The main opposition party in the Congo, the Mouvement de liberation du Congo (MLC), has been going through some serious internal rows in the past weeks. Although their leader Jean-Pierre Bemba won 42% of the votes nationally in 2006 and a majority in five provinces (Kinshasa, Bas-Congo, Equateur, Kasai Oriental and Kasai Occidental), the only had a governor elected in one of those provinces, Equateur. Governors are elected by provincial assemblies, and the MLC’s poor showing these polls was due to both serious corruption by Kabila’s ruling coalition, as well as the MLC’s internal weakness.

Now the governorship in their last remaining province of Equateur is creating troubles. After Jose Makila was impeached earlier this year, a new election was organized. Instead, however, of presenting just one candidate, five different candidates from the MLC put up their names for the elections of vice-governor and governor (2 as MLC members and 3 as independents, but they never left the party). This caused on outcry amongst some MLC members, who said that the party has to nominate a candidate and that the other candidates had to be expelled from the party. Finally, the provincial tribunal annulled the “independent” candidatures.

The problem did not, however, end there. The quarrel led to even deeper divisions within the MLC leadership in Kinshasa – the two highest ranking leaders, Francois Mwamba and Thomas Luhaka, were accused by some colleagues of mismanagement (the two deny having gotten involved in the Equateur saga). Neither Mwamba and Luhaka are from Equateur, where the MLC has its strongest base, and some Equateurians think they are not representative of the party. Mwamba has begun to receive death threats and vicious accusations. A petition has appeared on the internet, signed by an unknown Diaspora group called MPDC, asking for Luhaka to replace Mwamba. The two MLC leaders see this as a ploy to put them against each other and have ignored it so far.

But this is not the first time the MLC has been riven by internal strife. Their popularity in 2006 elections was due to Jean-Pierre Bemba. Now that he is locked up the The Hague, pending trial at the International Criminal Court, the party has become headless.
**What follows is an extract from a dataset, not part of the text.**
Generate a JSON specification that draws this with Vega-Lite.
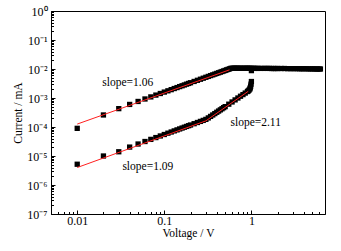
{
  "$schema": "https://vega.github.io/schema/vega-lite/v6.json",
  "width": 274,
  "height": 203,
  "autosize": "none",
  "padding": {"left": 51, "top": 11, "right": 16, "bottom": 37},
  "background": "white",
  "config": {
    "font": "Liberation Serif",
    "view": {"stroke": "black", "strokeWidth": 1},
    "axis": {"grid": false, "domainColor": "black", "tickColor": "black", "labelColor": "black", "titleColor": "black", "labelFont": "Liberation Serif", "titleFont": "Liberation Serif", "labelFontSize": 12, "titleFontSize": 11.5, "titleFontWeight": "normal", "domainWidth": 1, "tickWidth": 1}
  },
  "datasets": {
    "pts": [
      {"s": "A", "V": 0.01, "I": 9.0e-5},
      {"s": "A", "V": 0.02, "I": 2.6e-4},
      {"s": "A", "V": 0.03, "I": 4.3e-4},
      {"s": "A", "V": 0.04, "I": 6.0e-4},
      {"s": "A", "V": 0.05, "I": 7.6e-4},
      {"s": "A", "V": 0.06, "I": 9.25e-4},
      {"s": "A", "V": 0.07, "I": 1.09e-3},
      {"s": "A", "V": 0.08, "I": 1.26e-3},
      {"s": "A", "V": 0.09, "I": 1.43e-3},
      {"s": "A", "V": 0.10, "I": 1.60e-3},
      {"s": "A", "V": 0.11, "I": 1.77e-3},
      {"s": "A", "V": 0.12, "I": 1.94e-3},
      {"s": "A", "V": 0.13, "I": 2.12e-3},
      {"s": "A", "V": 0.14, "I": 2.29e-3},
      {"s": "A", "V": 0.15, "I": 2.47e-3},
      {"s": "A", "V": 0.16, "I": 2.64e-3},
      {"s": "A", "V": 0.17, "I": 2.82e-3},
      {"s": "A", "V": 0.18, "I": 3.00e-3},
      {"s": "A", "V": 0.19, "I": 3.18e-3},
      {"s": "A", "V": 0.20, "I": 3.36e-3},
      {"s": "A", "V": 0.22, "I": 3.72e-3},
      {"s": "A", "V": 0.24, "I": 4.08e-3},
      {"s": "A", "V": 0.26, "I": 4.44e-3},
      {"s": "A", "V": 0.28, "I": 4.81e-3},
      {"s": "A", "V": 0.30, "I": 5.18e-3},
      {"s": "A", "V": 0.32, "I": 5.55e-3},
      {"s": "A", "V": 0.34, "I": 5.92e-3},
      {"s": "A", "V": 0.36, "I": 6.29e-3},
      {"s": "A", "V": 0.38, "I": 6.67e-3},
      {"s": "A", "V": 0.40, "I": 7.04e-3},
      {"s": "A", "V": 0.42, "I": 7.42e-3},
      {"s": "A", "V": 0.44, "I": 7.80e-3},
      {"s": "A", "V": 0.46, "I": 8.18e-3},
      {"s": "A", "V": 0.48, "I": 8.56e-3},
      {"s": "A", "V": 0.50, "I": 8.94e-3},
      {"s": "A", "V": 0.52, "I": 9.33e-3},
      {"s": "A", "V": 0.54, "I": 9.71e-3},
      {"s": "A", "V": 0.56, "I": 1.01e-2},
      {"s": "A", "V": 0.58, "I": 1.05e-2},
      {"s": "A", "V": 0.60, "I": 1.06e-2},
      {"s": "A", "V": 0.62, "I": 1.06e-2},
      {"s": "A", "V": 0.64, "I": 1.06e-2},
      {"s": "A", "V": 0.66, "I": 1.06e-2},
      {"s": "A", "V": 0.68, "I": 1.06e-2},
      {"s": "A", "V": 0.70, "I": 1.06e-2},
      {"s": "A", "V": 0.72, "I": 1.06e-2},
      {"s": "A", "V": 0.75, "I": 1.06e-2},
      {"s": "A", "V": 0.78, "I": 1.06e-2},
      {"s": "A", "V": 0.81, "I": 1.06e-2},
      {"s": "A", "V": 0.84, "I": 1.06e-2},
      {"s": "A", "V": 0.87, "I": 1.06e-2},
      {"s": "A", "V": 0.90, "I": 1.06e-2},
      {"s": "A", "V": 0.93, "I": 1.06e-2},
      {"s": "A", "V": 0.96, "I": 1.06e-2},
      {"s": "A", "V": 1.00, "I": 1.06e-2},
      {"s": "A", "V": 1.05, "I": 1.06e-2},
      {"s": "A", "V": 1.10, "I": 1.05e-2},
      {"s": "A", "V": 1.15, "I": 1.05e-2},
      {"s": "A", "V": 1.20, "I": 1.05e-2},
      {"s": "A", "V": 1.30, "I": 1.05e-2},
      {"s": "A", "V": 1.40, "I": 1.05e-2},
      {"s": "A", "V": 1.50, "I": 1.05e-2},
      {"s": "A", "V": 1.60, "I": 1.05e-2},
      {"s": "A", "V": 1.70, "I": 1.04e-2},
      {"s": "A", "V": 1.80, "I": 1.04e-2},
      {"s": "A", "V": 1.90, "I": 1.04e-2},
      {"s": "A", "V": 2.00, "I": 1.04e-2},
      {"s": "A", "V": 2.20, "I": 1.04e-2},
      {"s": "A", "V": 2.40, "I": 1.04e-2},
      {"s": "A", "V": 2.60, "I": 1.03e-2},
      {"s": "A", "V": 2.80, "I": 1.03e-2},
      {"s": "A", "V": 3.00, "I": 1.03e-2},
      {"s": "A", "V": 3.20, "I": 1.03e-2},
      {"s": "A", "V": 3.40, "I": 1.03e-2},
      {"s": "A", "V": 3.60, "I": 1.02e-2},
      {"s": "A", "V": 3.80, "I": 1.02e-2},
      {"s": "A", "V": 4.00, "I": 1.02e-2},
      {"s": "A", "V": 4.25, "I": 1.02e-2},
      {"s": "A", "V": 4.50, "I": 1.01e-2},
      {"s": "A", "V": 4.75, "I": 1.01e-2},
      {"s": "A", "V": 5.00, "I": 1.01e-2},
      {"s": "A", "V": 5.25, "I": 1.01e-2},
      {"s": "A", "V": 5.50, "I": 1.00e-2},
      {"s": "A", "V": 5.75, "I": 1.00e-2},
      {"s": "A", "V": 6.00, "I": 1.00e-2},
      {"s": "A", "V": 6.20, "I": 1.00e-2},
      {"s": "B", "V": 0.01, "I": 5.2e-6},
      {"s": "B", "V": 0.02, "I": 1.0e-5},
      {"s": "B", "V": 0.03, "I": 1.4e-5},
      {"s": "B", "V": 0.04, "I": 2.03e-5},
      {"s": "B", "V": 0.05, "I": 2.59e-5},
      {"s": "B", "V": 0.06, "I": 3.16e-5},
      {"s": "B", "V": 0.07, "I": 3.74e-5},
      {"s": "B", "V": 0.08, "I": 4.32e-5},
      {"s": "B", "V": 0.09, "I": 4.91e-5},
      {"s": "B", "V": 0.10, "I": 5.51e-5},
      {"s": "B", "V": 0.11, "I": 6.12e-5},
      {"s": "B", "V": 0.12, "I": 6.72e-5},
      {"s": "B", "V": 0.13, "I": 7.34e-5},
      {"s": "B", "V": 0.14, "I": 7.96e-5},
      {"s": "B", "V": 0.15, "I": 8.57e-5},
      {"s": "B", "V": 0.16, "I": 9.20e-5},
      {"s": "B", "V": 0.17, "I": 9.83e-5},
      {"s": "B", "V": 0.18, "I": 1.046e-4},
      {"s": "B", "V": 0.19, "I": 1.11e-4},
      {"s": "B", "V": 0.20, "I": 1.173e-4},
      {"s": "B", "V": 0.22, "I": 1.30e-4},
      {"s": "B", "V": 0.24, "I": 1.43e-4},
      {"s": "B", "V": 0.26, "I": 1.56e-4},
      {"s": "B", "V": 0.28, "I": 1.69e-4},
      {"s": "B", "V": 0.30, "I": 1.83e-4},
      {"s": "B", "V": 0.32, "I": 2.06e-4},
      {"s": "B", "V": 0.34, "I": 2.32e-4},
      {"s": "B", "V": 0.36, "I": 2.60e-4},
      {"s": "B", "V": 0.38, "I": 2.90e-4},
      {"s": "B", "V": 0.40, "I": 3.22e-4},
      {"s": "B", "V": 0.42, "I": 3.55e-4},
      {"s": "B", "V": 0.44, "I": 3.90e-4},
      {"s": "B", "V": 0.46, "I": 4.26e-4},
      {"s": "B", "V": 0.48, "I": 4.64e-4},
      {"s": "B", "V": 0.50, "I": 5.04e-4},
      {"s": "B", "V": 0.55, "I": 6.12e-4},
      {"s": "B", "V": 0.60, "I": 7.30e-4},
      {"s": "B", "V": 0.65, "I": 8.60e-4},
      {"s": "B", "V": 0.70, "I": 1.00e-3},
      {"s": "B", "V": 0.75, "I": 1.15e-3},
      {"s": "B", "V": 0.80, "I": 1.31e-3},
      {"s": "B", "V": 0.85, "I": 1.48e-3},
      {"s": "B", "V": 0.90, "I": 1.67e-3},
      {"s": "B", "V": 0.92, "I": 1.76e-3},
      {"s": "B", "V": 0.94, "I": 1.88e-3},
      {"s": "B", "V": 0.96, "I": 2.05e-3},
      {"s": "B", "V": 0.97, "I": 2.25e-3},
      {"s": "B", "V": 0.98, "I": 2.55e-3},
      {"s": "B", "V": 0.99, "I": 3.0e-3},
      {"s": "B", "V": 1.00, "I": 3.7e-3},
      {"s": "B", "V": 1.00, "I": 8.8e-3}
    ],
    "fits": [
      {"f": "a", "V": 0.01, "I": 1.26e-4},
      {"f": "a", "V": 0.56, "I": 9.35e-3},
      {"f": "b", "V": 0.01, "I": 4.0e-6},
      {"f": "b", "V": 0.30, "I": 1.63e-4},
      {"f": "b", "V": 0.92, "I": 1.70e-3}
    ],
    "labels": [
      {"t": "slope=1.06", "V": 0.0194, "I": 3.4e-3},
      {"t": "slope=2.11", "V": 0.575, "I": 1.41e-4},
      {"t": "slope=1.09", "V": 0.033, "I": 4.3e-6}
    ]
  },
  "layer": [
    {
      "data": {"name": "pts"},
      "mark": {"type": "point", "shape": "square", "filled": true, "color": "black", "size": 28, "opacity": 1},
      "encoding": {
        "x": {"field": "V", "type": "quantitative", "scale": {"type": "log", "domain": [0.005, 7], "nice": false},
          "axis": {"values": [0.01, 0.1, 1], "labelExpr": "datum.value < 0.05 ? '0.01' : datum.value < 0.5 ? '0.1' : '1'", "tickSize": -4, "labelPadding": 5, "title": "Voltage / V", "titlePadding": 1.5, "orient": "bottom"}},
        "y": {"field": "I", "type": "quantitative", "scale": {"type": "log", "domain": [1e-7, 1], "nice": false},
          "axis": {"values": [1e-7, 1e-6, 1e-5, 1e-4, 1e-3, 1e-2, 1e-1, 1], "labelExpr": "'10' + ['⁰','⁻¹','⁻²','⁻³','⁻⁴','⁻⁵','⁻⁶','⁻⁷'][round(-log(datum.value)/LN10)]", "tickSize": -4, "labelPadding": 8, "title": "Current / mA", "titlePadding": 3, "orient": "left"}}
      }
    },
    {
      "data": {"name": "fits"},
      "mark": {"type": "line", "color": "#ff2020", "strokeWidth": 1},
      "encoding": {
        "x": {"field": "V", "type": "quantitative", "scale": {"type": "log", "domain": [0.005, 7], "nice": false},
          "axis": {"values": [0.006, 0.007, 0.008, 0.009, 0.02, 0.03, 0.04, 0.05, 0.06, 0.07, 0.08, 0.09, 0.2, 0.3, 0.4, 0.5, 0.6, 0.7, 0.8, 0.9, 2, 3, 4, 5, 6], "labels": false, "domain": false, "tickSize": -2.5, "title": null, "orient": "bottom"}},
        "y": {"field": "I", "type": "quantitative", "scale": {"type": "log", "domain": [1e-7, 1], "nice": false},
          "axis": {"values": [2e-7,3e-7,4e-7,5e-7,6e-7,7e-7,8e-7,9e-7,2e-6,3e-6,4e-6,5e-6,6e-6,7e-6,8e-6,9e-6,2e-5,3e-5,4e-5,5e-5,6e-5,7e-5,8e-5,9e-5,2e-4,3e-4,4e-4,5e-4,6e-4,7e-4,8e-4,9e-4,2e-3,3e-3,4e-3,5e-3,6e-3,7e-3,8e-3,9e-3,2e-2,3e-2,4e-2,5e-2,6e-2,7e-2,8e-2,9e-2,2e-1,3e-1,4e-1,5e-1,6e-1,7e-1,8e-1,9e-1], "labels": false, "domain": false, "tickSize": -2.5, "title": null, "orient": "left"}},
        "detail": {"field": "f"}
      }
    },
    {
      "data": {"name": "labels"},
      "mark": {"type": "text", "align": "left", "baseline": "middle", "fontSize": 11.5, "color": "black", "font": "Liberation Serif"},
      "encoding": {
        "x": {"field": "V", "type": "quantitative", "scale": {"type": "log", "domain": [0.005, 7], "nice": false}, "axis": null},
        "y": {"field": "I", "type": "quantitative", "scale": {"type": "log", "domain": [1e-7, 1], "nice": false}, "axis": null},
        "text": {"field": "t"}
      }
    }
  ],
  "resolve": {"axis": {"x": "independent", "y": "independent"}}
}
Bemba continues to issue orders to his party members via mobile phone from his jail cell, and still controls the purse strings of the party. “Until Bemba’s fate is decided, the party will be adrift,” an MLC leader told me a few days ago.

This plays into Joseph Kabila’s re-election strategy for 2011. He may not be very popular in much of the country, but if there is no credible opponent, he may win by default.